After making some of the best American blue-eyed soul records of the 1960s, including "I Ain't Gonna Eat Out My Heart Anymore," "Good Lovin'," "It's A Beautiful Morning," "People Gotta Be Free" and "Groovin'," Cavaliere, by the turn of the decade, was determined to take the band in a more jazz and gospel inspired direction.
The group ended its long and fruitful association with Atlantic Records and producer Arif Mardin to work with Clive Davis and Columbia Records, where Cavaliere reshaped the lineup and set the band on its new musical course. Sadly, the fans failed to follow, as none of the material recorded after leaving Atlantic ever saw action in the charts.

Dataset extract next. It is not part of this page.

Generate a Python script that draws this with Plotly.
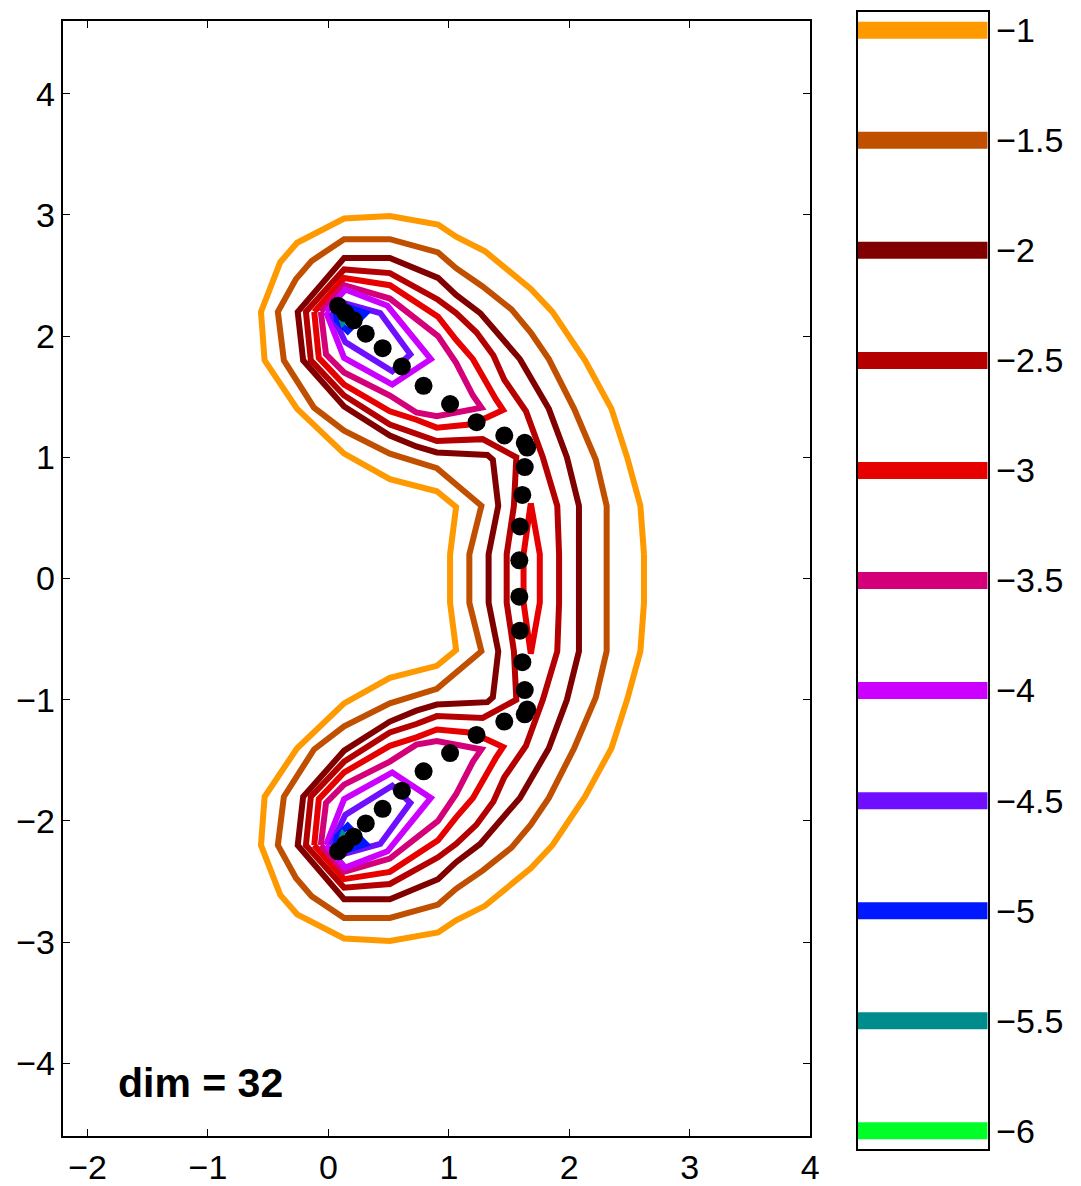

Still, this is an important recording, offering a rare live look at this last version of The Rascals. Two female vocalists had been added, in addition to bassist Robert Popwell, who provides a thick, funky bottom end to these recordings. Most of the material is from the group's two, simultaneously released 1971 albums. Atlantic Records produced the original four-piece lineup's final recording, Search and Nearness, at the same time that Columbia was launching A Peaceful World.
There are a couple of classic Rascals tunes included in the set, as well: a retooled jazz arrangement of "Groovin'" and a gospel flavored version of "People Got To Be Free."